Re: [BackupPC-users] Multiple backuppc server

SourceForge Headquarters 225 Broadway Suite 1600 San Diego, CA 92101 +1 (858) 454-5900

Hi,

Tino Schwarze wrote on 2009-07-08 10:11:43 +0200 [Re: [BackupPC-users] Multiple backuppc server]:
> On Tue, Jul 07, 2009 at 01:50:56PM +0100, Andy Brown wrote:
> > We've started to setup a large multiple server backuppc environment [...]
> > We've got a large 2TB nas at the back of it with gig connectivity.
> > Filesystem is LVM on top of OCFS2 so we have multiple front-end servers
> > with read/write. [...] The actual top/backup location is shared on the
> > main nas store.
> > [...]
> > 
> > Can anyone see any pitfalls with this?
> 
> You will run into lots of troubles [...]

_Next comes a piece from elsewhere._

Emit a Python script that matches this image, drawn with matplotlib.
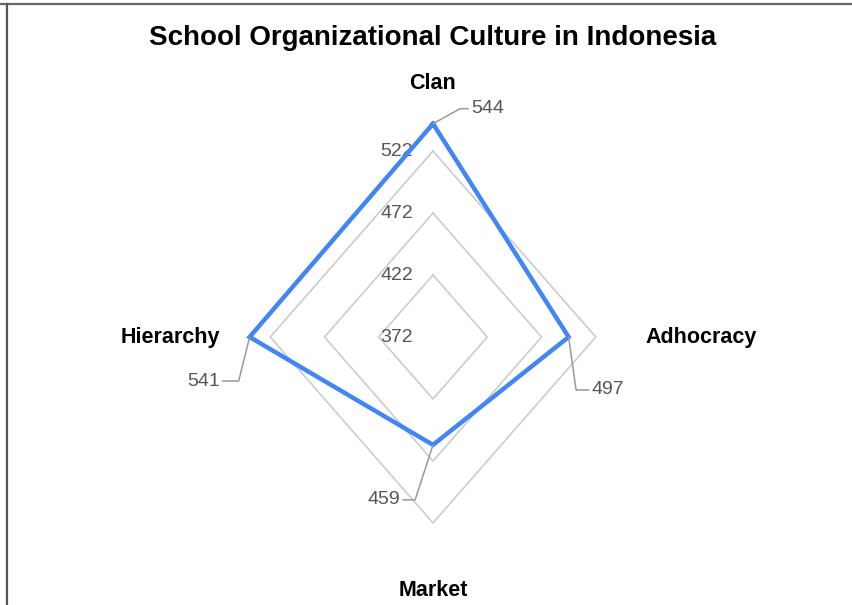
import numpy as np
import matplotlib.pyplot as plt
from matplotlib.lines import Line2D

plt.rcParams['font.family'] = ['Liberation Sans', 'DejaVu Sans']

title = 'School Organizational Culture in Indonesia'
categories = ['Clan', 'Adhocracy', 'Market', 'Hierarchy']
values = [544, 497, 459, 541]
grid_levels = [422, 472, 522]
tick_labels = ['372', '422', '472', '522']
r_min = 372
r_max = 572

# leader label offsets (pixels) and alignment
label_offsets = [(38, 15), (23, -53), (-33, -55), (-30, -44)]
label_align = ['left', 'left', 'right', 'right']
leader_angle = [29, -82, 72, 76]

W, H = 852, 605
fig = plt.figure(figsize=(W / 100, H / 100), dpi=100)

cx, cy = 433, 337
sx, sy = 1.085, 1.24
half_w = (r_max - r_min) * sx
half_h = (r_max - r_min) * sy
ax = fig.add_axes([(cx - half_w) / W, (H - cy - half_h) / H, 2 * half_w / W, 2 * half_h / H],
                  projection='polar')
ax.set_aspect('auto')
ax.set_theta_zero_location('N')
ax.set_theta_direction(-1)
ax.set_ylim(r_min, r_max)
ax.set_xticks([])
ax.set_yticks([])
ax.grid(False)
ax.spines['polar'].set_visible(False)

angles = np.linspace(0, 2 * np.pi, len(categories), endpoint=False)
closed = np.append(angles, angles[0])

for lvl in grid_levels:
    ax.plot(closed, [lvl] * len(closed), color='#cccccc', lw=1.2, zorder=1)

for lvl, txt in zip([r_min] + grid_levels, tick_labels):
    ax.annotate(txt, xy=(0, lvl), xytext=(-20, 0), textcoords='offset pixels',
                ha='right', va='center', fontsize=14, color='#555555')

ax.plot(closed, values + values[:1], color='#4285f4', lw=3.2, zorder=3,
        solid_joinstyle='miter')

for a, v, off, ha, ang in zip(angles, values, label_offsets, label_align, leader_angle):
    ax.annotate(str(v), xy=(a, v), xytext=off, textcoords='offset pixels',
                ha=ha, va='center', fontsize=14, color='#555555',
                arrowprops=dict(arrowstyle='-', color='#999999', lw=1.1,
                                shrinkA=0, shrinkB=0,
                                relpos=(0, 0.5) if ha == 'left' else (1, 0.5),
                                connectionstyle=f'angle,angleA=0,angleB={ang},rad=0'))

label_r = 568
cat_align = [('center', 'bottom'), ('left', 'center'), ('center', 'top'), ('right', 'center')]
for a, name, (ha, va) in zip(angles, categories, cat_align):
    ax.text(a, label_r, name, ha=ha, va=va, fontsize=15.5, fontweight='bold',
            color='#000000', clip_on=False)

fig.text(cx / W, 1 - 38 / H, title, ha='center', va='center',
         fontsize=20, fontweight='bold', color='#000000')

# frame lines at top and left of the image
fig.add_artist(Line2D([0, 1], [1 - 3.5 / H, 1 - 3.5 / H], transform=fig.transFigure,
                      color='#666666', lw=1.6))
fig.add_artist(Line2D([6.5 / W, 6.5 / W], [0, 1 - 3.5 / H], transform=fig.transFigure,
                      color='#555555', lw=1.6))

fig.savefig('out.png', dpi=100)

actually, I'm not sure you will. I'd expect subtle corruption which you won't
notice until it's too late. Things like single files in backups containing the
wrong contents. There might be more obvious things like garbled status.pl
contents, which might make BackupPC crash or display (and use) incorrect
values. I wouldn't be surprised if each BackupPC instance would remove
information for hosts it doesn't know about (from status.pl, not the host
directories). Random things may or may not happen.

You might even be lucky and simply get away with it. Race conditions are
things waiting to happen, although they may turn out not to. I don't know and
it doesn't seem important to me either. Are you doing backups for the odd
chance of them being correct?

> BackupPC is not designed to support multiple instances accessing the same
> storage.

> There are
> processes like BackupPC_nightly which need to have exclusive access to
> the pool (e.g. no parallel BackupPC_link running).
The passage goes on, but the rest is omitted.